Diamond mining giant Debswana has indicated that plans are advanced to add 25 more years to one of its mines, Letlhakane mine.
The announcement follows a recent statement made by the Minister of Resources, Green Technology and Energy Sadique Kebonang in Parliament that the open pit mine, which is owned by De Beers Mining Company through Debswana Mining Company, has come to the end of its economic life and will be closed.
Kebonang had said that the open pit mine would be replaced by dump treatment resources.
This past week, Debswana Corporate Affairs Manager, Matshidiso Kamona issued a statement indicating that the Letlhakane Mine Tailings Resource Treatment Project (LMTRTP) is nearing completion.
According to Kamona, the project will add 25 more years to the diamond production at the mine which currently employs 800 people.
“Construction of the project which will avail diamonds to Debswana when mining comes to an end at Letlhakane Mine next year, started in early 2015”, Kamona said.

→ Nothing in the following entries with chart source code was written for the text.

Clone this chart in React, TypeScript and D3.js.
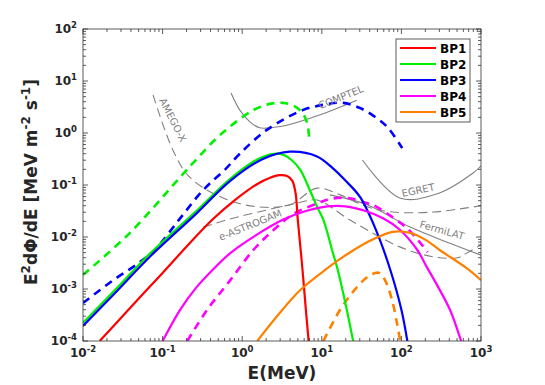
import React, { useRef, useEffect } from 'react';
import * as d3 from 'd3';

// every point is [log10 E(MeV), log10 E^2 dPhi/dE]
const bp1Solid = [[-1.79, -4.0], [-1.4, -3.35], [-1.0, -2.69], [-0.66, -2.12], [-0.37, -1.66], [-0.1, -1.3], [0.19, -0.98], [0.35, -0.86], [0.47, -0.81], [0.57, -0.83], [0.63, -0.92], [0.67, -1.15], [0.7, -1.7], [0.75, -2.5], [0.8, -3.4], [0.84, -4.1]];
const bp2Solid = [[-2, -3.65], [-1.6, -3.02], [-1.16, -2.32], [-0.57, -1.49], [-0.15, -0.88], [0.2, -0.5], [0.4, -0.4], [0.52, -0.42], [0.62, -0.52], [0.73, -0.71], [0.85, -1.1], [0.95, -1.45], [1.02, -1.67], [1.14, -2.31], [1.2, -2.63], [1.3, -3.3], [1.4, -4.05]];
const bp3Solid = [[-2, -3.71], [-1.6, -3.08], [-1.16, -2.38], [-0.57, -1.54], [-0.15, -0.92], [0.26, -0.5], [0.6, -0.36], [0.94, -0.45], [1.14, -0.68], [1.3, -0.92], [1.48, -1.23], [1.69, -1.9], [1.86, -2.63], [2.0, -3.4], [2.08, -4.05]];
const bp4Solid = [[-1.0, -4.0], [-0.78, -3.4], [-0.57, -2.96], [-0.37, -2.63], [-0.15, -2.31], [0.19, -1.95], [0.51, -1.67], [0.8, -1.5], [1.07, -1.41], [1.3, -1.41], [1.55, -1.5], [1.77, -1.64], [1.98, -1.86], [2.2, -2.25], [2.32, -2.58], [2.45, -2.93], [2.61, -3.4], [2.74, -3.95], [2.78, -4.15]];
const bp5Solid = [[0.19, -4.0], [0.45, -3.5], [0.73, -3.02], [1.07, -2.6], [1.3, -2.35], [1.57, -2.1], [1.89, -1.9], [2.11, -1.92], [2.3, -2.05], [2.48, -2.25], [2.82, -2.6], [3.0, -2.83]];

const bp2Dashed = [[-2, -2.73], [-1.41, -1.92], [-0.78, -0.85], [-0.57, -0.5], [-0.28, -0.04], [0.14, 0.44], [0.35, 0.56], [0.51, 0.58], [0.65, 0.52], [0.76, 0.38], [0.81, 0.22], [0.83, 0.08], [0.845, -0.17]];
const bp3Dashed = [[-2, -3.27], [-1.62, -2.83], [-1.3, -2.5], [-1.1, -2.25], [-0.8, -1.68], [-0.55, -1.2], [-0.4, -0.96], [-0.22, -0.71], [-0.03, -0.4], [0.31, 0.06], [0.76, 0.44], [1.05, 0.55], [1.27, 0.58], [1.48, 0.48], [1.65, 0.33], [1.82, 0.12], [2.01, -0.29]];
const bp4Dashed = [[-0.69, -4.0], [-0.44, -3.4], [-0.15, -2.83], [0.14, -2.25], [0.39, -1.87], [0.65, -1.55], [0.95, -1.35], [1.1, -1.27], [1.32, -1.25], [1.57, -1.35], [1.69, -1.42], [1.89, -1.62], [2.07, -1.83], [2.23, -2.1], [2.33, -2.29]];
const bp5Dashed = [[1.02, -4.0], [1.23, -3.4], [1.45, -2.95], [1.6, -2.74], [1.72, -2.69], [1.8, -2.85], [1.88, -3.2], [1.95, -3.7], [1.99, -4.05]];

// instrument sensitivities
const comptel = [[-0.14, 0.77], [-0.03, 0.44], [0.1, 0.21], [0.22, 0.1], [0.4, 0.11], [0.56, 0.15], [0.98, 0.35], [1.44, 0.63]];
const egret = [[1.51, -0.52], [1.98, -1.25], [2.45, -1.17], [2.9, -0.77], [3.0, -0.63]];
const fermiLat = [[1.1, -1.19], [1.57, -1.38], [2.11, -1.81], [2.61, -2.12], [3.0, -2.35]];
const amegoX = [[-1.12, 0.73], [-0.87, -0.33], [-0.66, -0.85], [-0.24, -1.25], [0.19, -1.42], [0.6, -1.38], [0.94, -1.06], [1.23, -1.19], [1.57, -1.42], [1.89, -1.52], [2.4, -1.52], [2.82, -1.44], [3.0, -1.4]];
const eAstrogam = [[-0.49, -1.81], [-0.19, -1.67], [0.31, -1.48], [0.69, -1.35], [0.94, -1.29], [1.35, -1.67], [1.98, -2.19], [2.4, -2.38], [2.7, -2.4], [2.82, -2.31], [3.0, -2.15]];

const legendNames = ['BP1', 'BP2', 'BP3', 'BP4', 'BP5'];
const xTicks = [-2, -1, 0, 1, 2, 3];
const yTicks = [-4, -3, -2, -1, 0, 1, 2];

const colors = ['#ff0000', '#00f000', '#0000ff', '#ff00ff', '#ff8000'];

function Chart() {
    const ref = useRef(null);
    useEffect(() => {
        const svg = d3.select(ref.current);
        svg.selectAll('*').remove();
        const left = 83, right = 481, top = 29, bottom = 341;
        const x = d3.scaleLog().domain([1e-2, 1e3]).range([left, right]);
        const y = d3.scaleLog().domain([1e-4, 1e2]).range([bottom, top]);
        const font = 'DejaVu Sans, sans-serif';
        const axisColor = '#333';

        svg.append('clipPath').attr('id', 'plot-clip')
            .append('rect').attr('x', left).attr('y', top)
            .attr('width', right - left).attr('height', bottom - top);

        const line = d3.line()
            .x(d => x(Math.pow(10, d[0])))
            .y(d => y(Math.pow(10, d[1])))
            .curve(d3.curveCatmullRom.alpha(0.5));

        const plot = svg.append('g').attr('clip-path', 'url(#plot-clip)');

        // grey instrument curves
        const grey = '#808080';
        [comptel, egret, fermiLat].forEach(c => {
            plot.append('path').attr('d', line(c)).attr('fill', 'none')
                .attr('stroke', grey).attr('stroke-width', 1.1);
        });
        [amegoX, eAstrogam].forEach(c => {
            plot.append('path').attr('d', line(c)).attr('fill', 'none')
                .attr('stroke', grey).attr('stroke-width', 1.1)
                .attr('stroke-dasharray', '9,5');
        });

        const labels = [
            { t: 'AMEGO-X', e: -0.87, v: 0.25, a: 63 },
            { t: 'COMPTEL', e: 1.24, v: 0.69, a: -22 },
            { t: 'EGRET', e: 2.21, v: -1.1, a: -12 },
            { t: 'FermiLAT', e: 2.51, v: -1.87, a: 16 },
            { t: 'e-ASTROGAM', e: 0.1, v: -1.77, a: -22 },
        ];
        labels.forEach(l => {
            const px = x(Math.pow(10, l.e)), py = y(Math.pow(10, l.v));
            svg.append('text')
                .attr('transform', 'translate(' + px + ',' + py + ') rotate(' + l.a + ')')
                .attr('text-anchor', 'middle')
                .attr('dy', '0.35em')
                .attr('font-family', font)
                .attr('font-size', 10)
                .attr('fill', grey)
                .text(l.t);
        });

        const solids = [bp1Solid, bp2Solid, bp3Solid, bp4Solid, bp5Solid];
        const dashed = [null, bp2Dashed, bp3Dashed, bp4Dashed, bp5Dashed];
        dashed.forEach((c, i) => {
            if (!c) return;
            plot.append('path').attr('d', line(c)).attr('fill', 'none')
                .attr('stroke', colors[i]).attr('stroke-width', 2.6)
                .attr('stroke-dasharray', '8,6');
        });
        solids.forEach((c, i) => {
            plot.append('path').attr('d', line(c)).attr('fill', 'none')
                .attr('stroke', colors[i]).attr('stroke-width', 2.2);
        });

        // box and ticks (inside, all four sides)
        svg.append('rect').attr('x', left).attr('y', top)
            .attr('width', right - left).attr('height', bottom - top)
            .attr('fill', 'none').attr('stroke', axisColor).attr('stroke-width', 0.8);

        const tg = svg.append('g').attr('stroke', axisColor).attr('stroke-width', 0.8);
        for (let k = -2; k <= 3; k++) {
            for (let m = 1; m <= 9; m++) {
                const v = m * Math.pow(10, k);
                if (v > 1e3) break;
                const px = x(v), len = m === 1 ? 5 : 3;
                tg.append('line').attr('x1', px).attr('x2', px).attr('y1', bottom).attr('y2', bottom - len);
                tg.append('line').attr('x1', px).attr('x2', px).attr('y1', top).attr('y2', top + len);
            }
        }
        for (let k = -4; k <= 2; k++) {
            for (let m = 1; m <= 9; m++) {
                const v = m * Math.pow(10, k);
                if (v > 1e2) break;
                const py = y(v), len = m === 1 ? 5 : 3;
                tg.append('line').attr('y1', py).attr('y2', py).attr('x1', left).attr('x2', left + len);
                tg.append('line').attr('y1', py).attr('y2', py).attr('x1', right).attr('x2', right - len);
            }
        }

        xTicks.forEach(t => {
            const tx = svg.append('text').attr('x', x(Math.pow(10, t))).attr('y', 357)
                .attr('text-anchor', 'middle').attr('font-family', font)
                .attr('font-weight', 'bold').attr('font-size', 12).attr('fill', '#262626');
            tx.append('tspan').text('10');
            tx.append('tspan').attr('dy', -5).attr('font-size', 8.5).text(t);
        });
        yTicks.forEach(t => {
            const ty = svg.append('text').attr('x', 77).attr('y', y(Math.pow(10, t)) + 4)
                .attr('text-anchor', 'end').attr('font-family', font)
                .attr('font-weight', 'bold').attr('font-size', 12).attr('fill', '#262626');
            ty.append('tspan').text('10');
            ty.append('tspan').attr('dy', -5).attr('font-size', 8.5).text(t);
        });

        svg.append('text').attr('x', 282).attr('y', 379)
            .attr('text-anchor', 'middle').attr('font-family', font)
            .attr('font-weight', 'bold').attr('font-size', 17).attr('fill', '#262626')
            .text('E(MeV)');

        const yt = svg.append('text')
            .attr('transform', 'translate(37,182) rotate(-90)')
            .attr('text-anchor', 'middle').attr('font-family', font)
            .attr('font-weight', 'bold').attr('font-size', 17).attr('fill', '#262626');
        yt.append('tspan').text('E');
        yt.append('tspan').attr('dy', -7).attr('font-size', 12).text('2');
        yt.append('tspan').attr('dy', 7).text('d\u03A6/dE [MeV m');
        yt.append('tspan').attr('dy', -7).attr('font-size', 12).text('-2');
        yt.append('tspan').attr('dy', 7).text(' s');
        yt.append('tspan').attr('dy', -7).attr('font-size', 12).text('-1');
        yt.append('tspan').attr('dy', 7).text(']');

        // legend
        const lg = svg.append('g');
        lg.append('rect').attr('x', 396).attr('y', 39).attr('width', 74).attr('height', 83)
            .attr('fill', 'white').attr('stroke', axisColor).attr('stroke-width', 0.8);
        legendNames.forEach((n, i) => {
            const ly = 48 + i * 16;
            lg.append('line').attr('x1', 400).attr('x2', 436).attr('y1', ly).attr('y2', ly)
                .attr('stroke', colors[i]).attr('stroke-width', 2.2);
            lg.append('text').attr('x', 440).attr('y', ly + 4.5)
                .attr('font-family', font).attr('font-weight', 'bold').attr('font-size', 12)
                .attr('fill', '#000').text(n);
        });
    }, []);
    return (
        <svg ref={ref} width="545" height="385" style={{ position: 'absolute', left: 0, top: 0, background: 'white' }}></svg>
    );
}

export default function App() {
    return <Chart />;
}
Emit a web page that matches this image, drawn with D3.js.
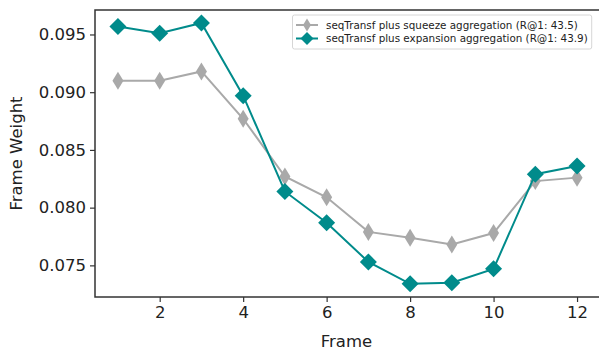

In the statement Debswana said that the project would provide a specifically designed mining and treatment solution to ensure optimal economic recovery of the Letlhakane coarse tailings mineral resource. Additionally the project is also poised to save jobs when the current mining phase ends next year.
“The LMTRTP is currently at 80 percent of overall completion, while structural and electrical installations remain on course. The project is expected to be commissioned during the third quarter of 2017”.
Elsewhere, Debswana is said to be engaged in technical studies whose intentions is to look into pushing the Orapa and Damtshaa mines operations beyond the projected 2050 lifespan.
The Damtshaa mine, which was put on care and maintenance because of weak demand for diamonds last year, will be opened immediately after the diamond markets recovers. The mine was put on care and maintenance beginning January 2016 because of deterioration in the diamond markets as result of unprecedented slow movement of diamond inventory throughout the entire pipeline.
At the time, about 12 contractors were engaged by Debswana to operate at Damtshaa mine, four of which are joint ventures between locals and foreigners while the other eight are wholly citizen owned.